— begin Supplied data —

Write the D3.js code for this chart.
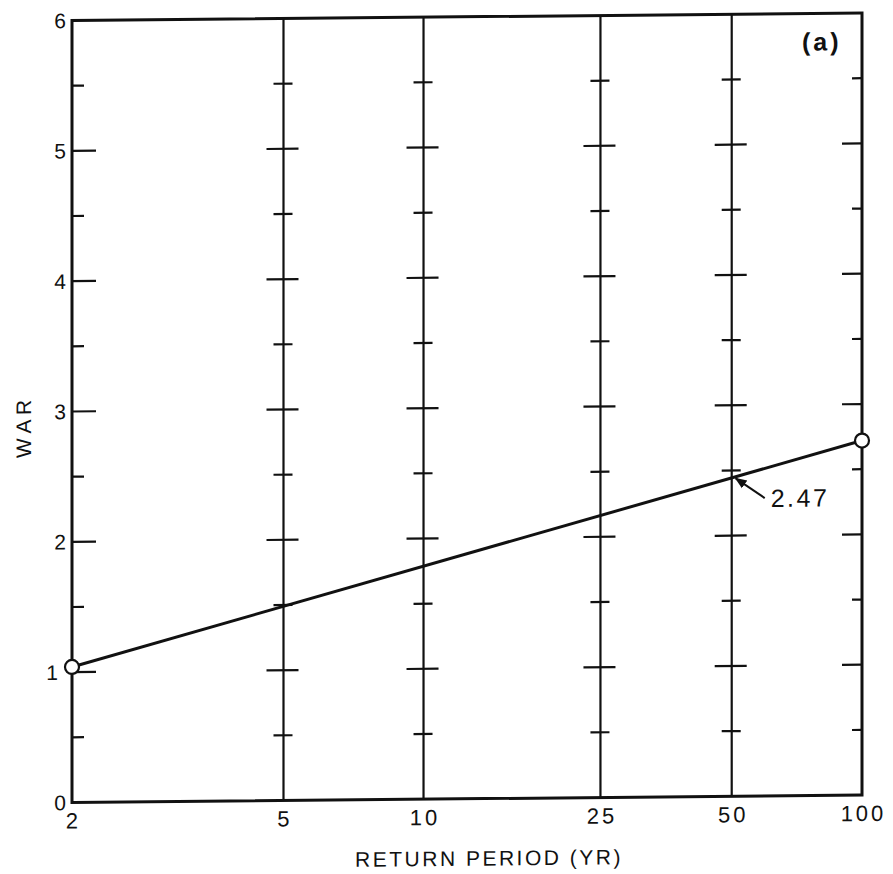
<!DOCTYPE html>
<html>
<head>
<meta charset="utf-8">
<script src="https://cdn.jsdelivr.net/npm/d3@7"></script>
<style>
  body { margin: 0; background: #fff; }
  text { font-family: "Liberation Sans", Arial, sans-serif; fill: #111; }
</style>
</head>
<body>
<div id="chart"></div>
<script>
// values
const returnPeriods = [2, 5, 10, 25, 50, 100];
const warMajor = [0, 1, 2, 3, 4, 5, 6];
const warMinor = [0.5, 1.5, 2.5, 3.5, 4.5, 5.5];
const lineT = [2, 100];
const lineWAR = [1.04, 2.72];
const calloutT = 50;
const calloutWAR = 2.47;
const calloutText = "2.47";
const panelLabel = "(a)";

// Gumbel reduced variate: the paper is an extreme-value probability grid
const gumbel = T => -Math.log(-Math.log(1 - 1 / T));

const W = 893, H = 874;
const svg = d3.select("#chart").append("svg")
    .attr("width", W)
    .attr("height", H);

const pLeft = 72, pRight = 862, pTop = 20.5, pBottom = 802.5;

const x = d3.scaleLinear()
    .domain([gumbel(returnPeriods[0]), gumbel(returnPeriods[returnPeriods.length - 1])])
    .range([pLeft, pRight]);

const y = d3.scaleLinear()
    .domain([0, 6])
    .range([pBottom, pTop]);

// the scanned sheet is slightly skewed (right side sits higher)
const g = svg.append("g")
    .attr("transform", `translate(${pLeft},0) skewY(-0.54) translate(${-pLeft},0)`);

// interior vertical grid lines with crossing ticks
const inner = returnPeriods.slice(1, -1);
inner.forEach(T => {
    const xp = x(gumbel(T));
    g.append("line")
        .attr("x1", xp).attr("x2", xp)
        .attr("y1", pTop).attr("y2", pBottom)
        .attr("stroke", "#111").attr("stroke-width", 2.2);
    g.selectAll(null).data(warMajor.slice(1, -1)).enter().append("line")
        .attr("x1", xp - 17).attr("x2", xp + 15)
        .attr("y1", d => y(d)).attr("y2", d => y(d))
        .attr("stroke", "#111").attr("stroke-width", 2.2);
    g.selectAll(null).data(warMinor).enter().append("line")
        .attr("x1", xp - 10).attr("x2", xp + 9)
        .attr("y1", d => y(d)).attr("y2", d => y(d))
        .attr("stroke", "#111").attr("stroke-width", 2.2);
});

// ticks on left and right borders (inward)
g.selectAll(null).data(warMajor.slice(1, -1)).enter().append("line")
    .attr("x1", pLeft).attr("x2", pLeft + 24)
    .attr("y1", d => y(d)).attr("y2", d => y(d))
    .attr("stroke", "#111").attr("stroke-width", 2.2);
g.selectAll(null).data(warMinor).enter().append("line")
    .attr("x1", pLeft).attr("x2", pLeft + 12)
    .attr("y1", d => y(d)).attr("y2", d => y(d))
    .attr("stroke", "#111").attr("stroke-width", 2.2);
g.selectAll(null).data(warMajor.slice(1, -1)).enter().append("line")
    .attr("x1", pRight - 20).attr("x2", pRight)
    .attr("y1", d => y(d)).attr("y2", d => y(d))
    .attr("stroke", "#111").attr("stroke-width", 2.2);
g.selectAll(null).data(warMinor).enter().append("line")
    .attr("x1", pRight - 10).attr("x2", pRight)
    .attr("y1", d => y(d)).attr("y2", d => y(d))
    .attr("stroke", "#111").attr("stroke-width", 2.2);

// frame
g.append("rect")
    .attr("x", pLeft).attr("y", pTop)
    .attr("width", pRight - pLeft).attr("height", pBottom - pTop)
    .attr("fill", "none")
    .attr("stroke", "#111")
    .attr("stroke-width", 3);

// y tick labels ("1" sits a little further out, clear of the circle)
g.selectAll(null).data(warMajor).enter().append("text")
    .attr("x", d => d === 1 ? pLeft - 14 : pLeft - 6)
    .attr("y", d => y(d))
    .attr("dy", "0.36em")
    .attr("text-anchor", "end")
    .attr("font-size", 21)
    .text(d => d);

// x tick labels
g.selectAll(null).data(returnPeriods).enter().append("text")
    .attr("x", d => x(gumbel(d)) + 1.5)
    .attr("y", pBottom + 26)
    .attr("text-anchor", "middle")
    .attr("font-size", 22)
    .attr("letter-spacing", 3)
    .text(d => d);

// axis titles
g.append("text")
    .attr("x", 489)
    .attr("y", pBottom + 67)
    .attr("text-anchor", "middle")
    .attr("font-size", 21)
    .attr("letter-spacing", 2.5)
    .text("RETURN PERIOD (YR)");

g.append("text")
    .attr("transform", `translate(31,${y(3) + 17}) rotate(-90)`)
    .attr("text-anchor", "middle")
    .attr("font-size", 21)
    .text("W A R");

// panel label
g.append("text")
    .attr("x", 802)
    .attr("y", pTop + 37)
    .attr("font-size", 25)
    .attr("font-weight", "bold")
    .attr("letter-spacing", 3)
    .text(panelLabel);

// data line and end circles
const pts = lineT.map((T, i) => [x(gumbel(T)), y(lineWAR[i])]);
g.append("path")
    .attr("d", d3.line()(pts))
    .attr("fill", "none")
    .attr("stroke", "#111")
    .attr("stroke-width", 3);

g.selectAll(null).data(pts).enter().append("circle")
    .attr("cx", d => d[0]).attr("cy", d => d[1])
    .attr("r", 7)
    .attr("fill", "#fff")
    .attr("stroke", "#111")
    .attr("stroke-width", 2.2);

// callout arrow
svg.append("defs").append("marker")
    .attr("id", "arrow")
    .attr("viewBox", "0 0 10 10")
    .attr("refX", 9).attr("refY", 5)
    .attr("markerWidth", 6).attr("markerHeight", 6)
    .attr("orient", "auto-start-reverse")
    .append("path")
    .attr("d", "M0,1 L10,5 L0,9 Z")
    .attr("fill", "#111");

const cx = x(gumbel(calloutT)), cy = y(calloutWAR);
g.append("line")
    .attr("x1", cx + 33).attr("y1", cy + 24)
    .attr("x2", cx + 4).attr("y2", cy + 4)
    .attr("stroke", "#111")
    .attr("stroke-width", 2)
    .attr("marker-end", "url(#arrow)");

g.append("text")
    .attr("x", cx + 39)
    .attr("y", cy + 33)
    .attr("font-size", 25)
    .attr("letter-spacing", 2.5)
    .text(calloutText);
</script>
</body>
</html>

— end Supplied data —

Exercise details: Write out the listing above exactly as it stands, pictures excluded.

Answer to the task:
Write the D3.js code for this chart.
<!DOCTYPE html>
<html>
<head>
<meta charset="utf-8">
<script src="https://cdn.jsdelivr.net/npm/d3@7"></script>
<style>
  body { margin: 0; background: #fff; }
  text { font-family: "Liberation Sans", Arial, sans-serif; fill: #111; }
</style>
</head>
<body>
<div id="chart"></div>
<script>
// values
const returnPeriods = [2, 5, 10, 25, 50, 100];
const warMajor = [0, 1, 2, 3, 4, 5, 6];
const warMinor = [0.5, 1.5, 2.5, 3.5, 4.5, 5.5];
const lineT = [2, 100];
const lineWAR = [1.04, 2.72];
const calloutT = 50;
const calloutWAR = 2.47;
const calloutText = "2.47";
const panelLabel = "(a)";

// Gumbel reduced variate: the paper is an extreme-value probability grid
const gumbel = T => -Math.log(-Math.log(1 - 1 / T));

const W = 893, H = 874;
const svg = d3.select("#chart").append("svg")
    .attr("width", W)
    .attr("height", H);

const pLeft = 72, pRight = 862, pTop = 20.5, pBottom = 802.5;

const x = d3.scaleLinear()
    .domain([gumbel(returnPeriods[0]), gumbel(returnPeriods[returnPeriods.length - 1])])
    .range([pLeft, pRight]);

const y = d3.scaleLinear()
    .domain([0, 6])
    .range([pBottom, pTop]);

// the scanned sheet is slightly skewed (right side sits higher)
const g = svg.append("g")
    .attr("transform", `translate(${pLeft},0) skewY(-0.54) translate(${-pLeft},0)`);

// interior vertical grid lines with crossing ticks
const inner = returnPeriods.slice(1, -1);
inner.forEach(T => {
    const xp = x(gumbel(T));
    g.append("line")
        .attr("x1", xp).attr("x2", xp)
        .attr("y1", pTop).attr("y2", pBottom)
        .attr("stroke", "#111").attr("stroke-width", 2.2);
    g.selectAll(null).data(warMajor.slice(1, -1)).enter().append("line")
        .attr("x1", xp - 17).attr("x2", xp + 15)
        .attr("y1", d => y(d)).attr("y2", d => y(d))
        .attr("stroke", "#111").attr("stroke-width", 2.2);
    g.selectAll(null).data(warMinor).enter().append("line")
        .attr("x1", xp - 10).attr("x2", xp + 9)
        .attr("y1", d => y(d)).attr("y2", d => y(d))
        .attr("stroke", "#111").attr("stroke-width", 2.2);
});

// ticks on left and right borders (inward)
g.selectAll(null).data(warMajor.slice(1, -1)).enter().append("line")
    .attr("x1", pLeft).attr("x2", pLeft + 24)
    .attr("y1", d => y(d)).attr("y2", d => y(d))
    .attr("stroke", "#111").attr("stroke-width", 2.2);
g.selectAll(null).data(warMinor).enter().append("line")
    .attr("x1", pLeft).attr("x2", pLeft + 12)
    .attr("y1", d => y(d)).attr("y2", d => y(d))
    .attr("stroke", "#111").attr("stroke-width", 2.2);
g.selectAll(null).data(warMajor.slice(1, -1)).enter().append("line")
    .attr("x1", pRight - 20).attr("x2", pRight)
    .attr("y1", d => y(d)).attr("y2", d => y(d))
    .attr("stroke", "#111").attr("stroke-width", 2.2);
g.selectAll(null).data(warMinor).enter().append("line")
    .attr("x1", pRight - 10).attr("x2", pRight)
    .attr("y1", d => y(d)).attr("y2", d => y(d))
    .attr("stroke", "#111").attr("stroke-width", 2.2);

// frame
g.append("rect")
    .attr("x", pLeft).attr("y", pTop)
    .attr("width", pRight - pLeft).attr("height", pBottom - pTop)
    .attr("fill", "none")
    .attr("stroke", "#111")
    .attr("stroke-width", 3);

// y tick labels ("1" sits a little further out, clear of the circle)
g.selectAll(null).data(warMajor).enter().append("text")
    .attr("x", d => d === 1 ? pLeft - 14 : pLeft - 6)
    .attr("y", d => y(d))
    .attr("dy", "0.36em")
    .attr("text-anchor", "end")
    .attr("font-size", 21)
    .text(d => d);

// x tick labels
g.selectAll(null).data(returnPeriods).enter().append("text")
    .attr("x", d => x(gumbel(d)) + 1.5)
    .attr("y", pBottom + 26)
    .attr("text-anchor", "middle")
    .attr("font-size", 22)
    .attr("letter-spacing", 3)
    .text(d => d);

// axis titles
g.append("text")
    .attr("x", 489)
    .attr("y", pBottom + 67)
    .attr("text-anchor", "middle")
    .attr("font-size", 21)
    .attr("letter-spacing", 2.5)
    .text("RETURN PERIOD (YR)");

g.append("text")
    .attr("transform", `translate(31,${y(3) + 17}) rotate(-90)`)
    .attr("text-anchor", "middle")
    .attr("font-size", 21)
    .text("W A R");

// panel label
g.append("text")
    .attr("x", 802)
    .attr("y", pTop + 37)
    .attr("font-size", 25)
    .attr("font-weight", "bold")
    .attr("letter-spacing", 3)
    .text(panelLabel);

// data line and end circles
const pts = lineT.map((T, i) => [x(gumbel(T)), y(lineWAR[i])]);
g.append("path")
    .attr("d", d3.line()(pts))
    .attr("fill", "none")
    .attr("stroke", "#111")
    .attr("stroke-width", 3);

g.selectAll(null).data(pts).enter().append("circle")
    .attr("cx", d => d[0]).attr("cy", d => d[1])
    .attr("r", 7)
    .attr("fill", "#fff")
    .attr("stroke", "#111")
    .attr("stroke-width", 2.2);

// callout arrow
svg.append("defs").append("marker")
    .attr("id", "arrow")
    .attr("viewBox", "0 0 10 10")
    .attr("refX", 9).attr("refY", 5)
    .attr("markerWidth", 6).attr("markerHeight", 6)
    .attr("orient", "auto-start-reverse")
    .append("path")
    .attr("d", "M0,1 L10,5 L0,9 Z")
    .attr("fill", "#111");

const cx = x(gumbel(calloutT)), cy = y(calloutWAR);
g.append("line")
    .attr("x1", cx + 33).attr("y1", cy + 24)
    .attr("x2", cx + 4).attr("y2", cy + 4)
    .attr("stroke", "#111")
    .attr("stroke-width", 2)
    .attr("marker-end", "url(#arrow)");

g.append("text")
    .attr("x", cx + 39)
    .attr("y", cy + 33)
    .attr("font-size", 25)
    .attr("letter-spacing", 2.5)
    .text(calloutText);
</script>
</body>
</html>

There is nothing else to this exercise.